Why is the speed of light a finite constant?
Govindswaroop Rahangdale
Sep 03, 2020
Why does information travel with a finite and constant speed? In simple words, why is it that always the cause of an event precedes the effect of the event?
As Einstein did it, let’s conduct a thought experiment. Suppose I have two balls, both contain the information regarding an event. Ball 1 carries the information regarding the cause of an event, and Ball 2 carries the information regarding the effect of the event. I throw Ball 1 at you, standing some distance away from me, with a specific but very slow speed. A moment later, I throw Ball 2 at you with a much much higher speed. What happens?
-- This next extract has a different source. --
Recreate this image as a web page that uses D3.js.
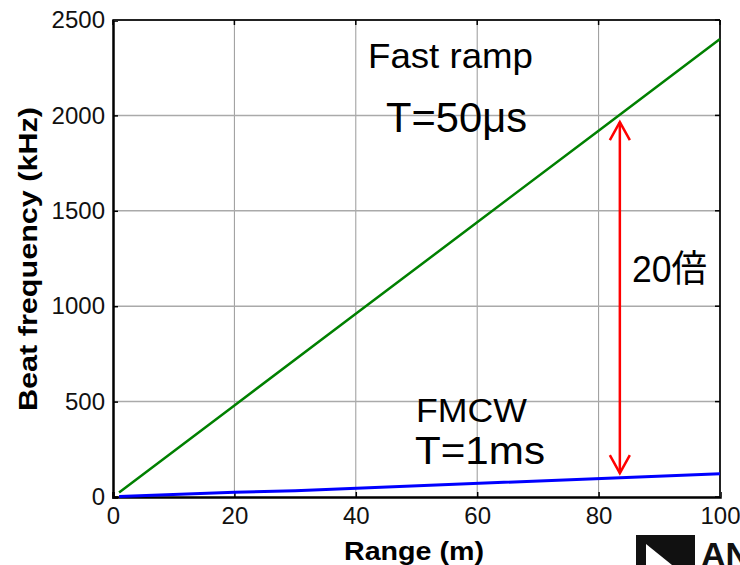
<!DOCTYPE html>
<html><head><meta charset="utf-8">
<script src="https://cdn.jsdelivr.net/npm/d3@7"></script>
<style>body{margin:0;background:#fff;}svg{display:block;}</style>
</head><body>
<svg id="c" width="740" height="565"></svg>
<script>
const xTicks = [0, 20, 40, 60, 80, 100];
const yTicks = [0, 500, 1000, 1500, 2000, 2500];
const fastRange = [1, 20, 40, 60, 80, 100];
const fastBeat = [24, 480, 960, 1440, 1920, 2400];
const fmcwRange = [1, 20, 30, 100];
const fmcwBeat = [3, 25, 33, 122];
const arrowRange = 83.5;
const arrowFrom = 1965;
const arrowTo = 125;

const svg = d3.select("#c");
const L = 113, R = 720, T = 20, B = 497;
const x = d3.scaleLinear().domain([0, 100]).range([L, R]);
const y = d3.scaleLinear().domain([0, 2500]).range([B, T]);
const font = "'Liberation Sans', Arial, sans-serif";
const cjk = font + ", 'Noto Sans CJK JP'";

// grid
svg.append("g").selectAll("line").data(xTicks.slice(1, -1)).join("line")
  .attr("x1", d => x(d)).attr("x2", d => x(d)).attr("y1", T).attr("y2", B)
  .attr("stroke", "#999").attr("stroke-width", 1);
svg.append("g").selectAll("line").data(yTicks.slice(1, -1)).join("line")
  .attr("y1", d => y(d)).attr("y2", d => y(d)).attr("x1", L).attr("x2", R)
  .attr("stroke", "#aaa").attr("stroke-width", 1.5);

// axes
const xAxis = d3.axisBottom(x).tickValues(xTicks).tickFormat(d3.format("d")).tickSize(-5).tickPadding(9);
const yAxis = d3.axisLeft(y).tickValues(yTicks).tickFormat(d3.format("d")).tickSize(-5).tickPadding(8);
const gx = svg.append("g").attr("transform", `translate(0,${B})`).call(xAxis);
const gy = svg.append("g").attr("transform", `translate(${L},0)`).call(yAxis);
[gx, gy].forEach(g => {
  g.select(".domain").attr("stroke", "#000").attr("stroke-width", 2.5);
  g.selectAll(".tick line").attr("stroke", "#000").attr("stroke-width", 1.5);
  g.selectAll("text").attr("font-family", font).attr("font-size", 24).attr("fill", "#111");
});
gx.selectAll(".tick text").attr("dy", "0.75em");
// top & right frame
svg.append("line").attr("x1", L).attr("x2", R).attr("y1", T).attr("y2", T).attr("stroke", "#222").attr("stroke-width", 2);
svg.append("line").attr("x1", R).attr("x2", R).attr("y1", T).attr("y2", B).attr("stroke", "#222").attr("stroke-width", 2);
svg.append("g").selectAll("line").data(xTicks).join("line")
  .attr("x1", d => x(d)).attr("x2", d => x(d)).attr("y1", T).attr("y2", T + 5).attr("stroke", "#000").attr("stroke-width", 1.5);
svg.append("g").selectAll("line").data(yTicks).join("line")
  .attr("y1", d => y(d)).attr("y2", d => y(d)).attr("x1", R).attr("x2", R - 5).attr("stroke", "#000").attr("stroke-width", 1.5);

// lines
const line = d3.line().x(d => x(d[0])).y(d => y(d[1]));
svg.append("path").datum(d3.zip(fastRange, fastBeat)).attr("d", line)
  .attr("fill", "none").attr("stroke", "#008000").attr("stroke-width", 2.5);
svg.append("path").datum(d3.zip(fmcwRange, fmcwBeat)).attr("d", line)
  .attr("fill", "none").attr("stroke", "#0000ff").attr("stroke-width", 3);

// red double arrow
const ax = x(arrowRange), ay1 = y(arrowFrom), ay2 = y(arrowTo);
svg.append("line").attr("x1", ax).attr("x2", ax).attr("y1", ay1).attr("y2", ay2)
  .attr("stroke", "#ff0000").attr("stroke-width", 2.5);
svg.append("path").attr("d", `M${ax - 10},${ay1 + 18}L${ax},${ay1}L${ax + 10},${ay1 + 18}`)
  .attr("fill", "none").attr("stroke", "#ff0000").attr("stroke-width", 2.5);
svg.append("path").attr("d", `M${ax - 10},${ay2 - 18}L${ax},${ay2}L${ax + 10},${ay2 - 18}`)
  .attr("fill", "none").attr("stroke", "#ff0000").attr("stroke-width", 2.5);

// annotations
const ann = (t, px, py, fs, w) => svg.append("text").text(t).attr("x", px).attr("y", py)
  .attr("font-family", cjk).attr("font-size", fs).attr("fill", "#000")
  .attr("textLength", w).attr("lengthAdjust", "spacingAndGlyphs");
ann("Fast ramp", 368, 68, 35, 165);
ann("T=50μs", 386, 132, 43, 141);
ann("20倍", 632, 282, 37, 75);
ann("FMCW", 416, 422, 34, 111);
ann("T=1ms", 415, 464, 39, 130);

// axis titles
svg.append("text").text("Range (m)").attr("x", 414).attr("y", 560).attr("text-anchor", "middle")
  .attr("font-family", font).attr("font-weight", "bold").attr("font-size", 25).attr("fill", "#000")
  .attr("textLength", 140).attr("lengthAdjust", "spacingAndGlyphs");
svg.append("text").text("Beat frequency (kHz)").attr("transform", "translate(37,259) rotate(-90)")
  .attr("text-anchor", "middle")
  .attr("font-family", font).attr("font-weight", "bold").attr("font-size", 25).attr("fill", "#000")
  .attr("textLength", 304).attr("lengthAdjust", "spacingAndGlyphs");

// logo fragment
svg.append("rect").attr("x", 636).attr("y", 535).attr("width", 59).attr("height", 30).attr("fill", "#111");
svg.append("path").attr("d", "M646,544L646,565L672,565Z").attr("fill", "#fff");
svg.append("text").text("AN").attr("x", 701).attr("y", 566).attr("font-family", font)
  .attr("font-weight", "bold").attr("font-size", 34).attr("fill", "#111");
</script>
</body></html>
You receive Ball 2 earlier than Ball 1. This means you received the information regarding the effect of the event earlier than the information regarding the cause of the event. In physical reality, this result signifies that a dog died without being born, or a bullet hits a bird without being fired, and so on, which is absurd. Thus, from this thought experiment, we infer that any information should travel at a constant and finite speed, i.e., the light should travel at a constant speed too.
James Clerk Maxwell, in 1861-62, introduced the famous Maxwell’s equations using which, in 1864, he calculated the speed of light in a vacuum, as the ratio of magnetic field component amplitude and electric field component amplitude, to be given by:
c = 1 / (ε0μ0)^ 1/2
Where ε0 is the permittivity of vacuum, and μ0 is the permeability of free space. Afterward, when the speed of light was calculated to be c = 2.998 x 108 m/s, it was too close to the value calculated by Maxwell in 1864.
The speed of information travel being constant is a very general result in Einsteins’s theory of Special Relativity.